» **AIM OF THE EXERCISE**
Set down the full listing exactly as given. Any pictures are to be left out.

» **RECORDED DATA**
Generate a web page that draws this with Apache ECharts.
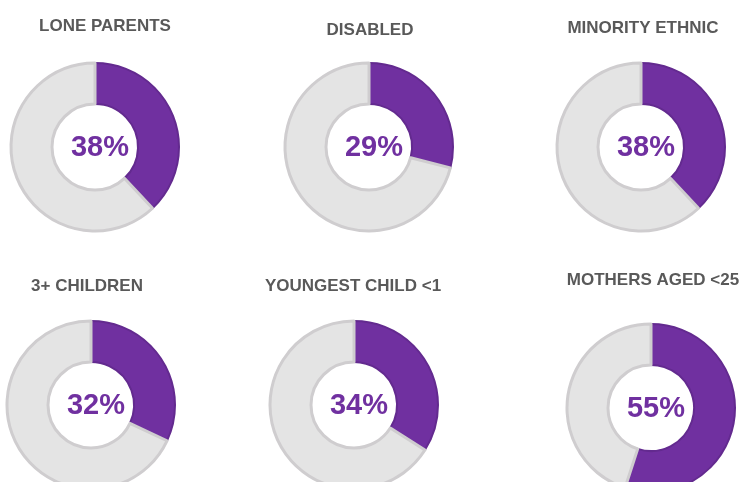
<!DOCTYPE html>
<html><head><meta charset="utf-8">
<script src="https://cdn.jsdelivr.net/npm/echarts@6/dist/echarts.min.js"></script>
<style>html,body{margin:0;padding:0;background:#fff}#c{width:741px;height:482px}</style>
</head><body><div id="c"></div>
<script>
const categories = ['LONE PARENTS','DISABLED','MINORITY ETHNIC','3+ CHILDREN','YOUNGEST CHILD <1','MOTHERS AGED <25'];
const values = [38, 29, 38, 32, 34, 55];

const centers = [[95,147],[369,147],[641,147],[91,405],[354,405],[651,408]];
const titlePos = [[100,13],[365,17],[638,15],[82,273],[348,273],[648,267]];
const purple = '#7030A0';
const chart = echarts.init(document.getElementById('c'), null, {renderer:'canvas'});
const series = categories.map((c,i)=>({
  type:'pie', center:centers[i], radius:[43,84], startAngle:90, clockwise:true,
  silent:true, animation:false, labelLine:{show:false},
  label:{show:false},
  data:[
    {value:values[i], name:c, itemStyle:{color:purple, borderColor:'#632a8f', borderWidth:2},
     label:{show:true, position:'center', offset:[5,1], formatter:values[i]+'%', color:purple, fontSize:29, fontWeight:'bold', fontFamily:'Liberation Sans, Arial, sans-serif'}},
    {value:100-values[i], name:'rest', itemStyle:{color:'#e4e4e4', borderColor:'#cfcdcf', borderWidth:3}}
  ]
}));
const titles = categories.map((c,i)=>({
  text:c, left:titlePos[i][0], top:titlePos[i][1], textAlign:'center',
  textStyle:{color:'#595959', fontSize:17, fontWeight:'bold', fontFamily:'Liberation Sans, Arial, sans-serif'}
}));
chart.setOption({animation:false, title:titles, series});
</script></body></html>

» **RESPONSE**
Generate a web page that draws this with Apache ECharts.
<!DOCTYPE html>
<html><head><meta charset="utf-8">
<script src="https://cdn.jsdelivr.net/npm/echarts@6/dist/echarts.min.js"></script>
<style>html,body{margin:0;padding:0;background:#fff}#c{width:741px;height:482px}</style>
</head><body><div id="c"></div>
<script>
const categories = ['LONE PARENTS','DISABLED','MINORITY ETHNIC','3+ CHILDREN','YOUNGEST CHILD <1','MOTHERS AGED <25'];
const values = [38, 29, 38, 32, 34, 55];

const centers = [[95,147],[369,147],[641,147],[91,405],[354,405],[651,408]];
const titlePos = [[100,13],[365,17],[638,15],[82,273],[348,273],[648,267]];
const purple = '#7030A0';
const chart = echarts.init(document.getElementById('c'), null, {renderer:'canvas'});
const series = categories.map((c,i)=>({
  type:'pie', center:centers[i], radius:[43,84], startAngle:90, clockwise:true,
  silent:true, animation:false, labelLine:{show:false},
  label:{show:false},
  data:[
    {value:values[i], name:c, itemStyle:{color:purple, borderColor:'#632a8f', borderWidth:2},
     label:{show:true, position:'center', offset:[5,1], formatter:values[i]+'%', color:purple, fontSize:29, fontWeight:'bold', fontFamily:'Liberation Sans, Arial, sans-serif'}},
    {value:100-values[i], name:'rest', itemStyle:{color:'#e4e4e4', borderColor:'#cfcdcf', borderWidth:3}}
  ]
}));
const titles = categories.map((c,i)=>({
  text:c, left:titlePos[i][0], top:titlePos[i][1], textAlign:'center',
  textStyle:{color:'#595959', fontSize:17, fontWeight:'bold', fontFamily:'Liberation Sans, Arial, sans-serif'}
}));
chart.setOption({animation:false, title:titles, series});
</script></body></html>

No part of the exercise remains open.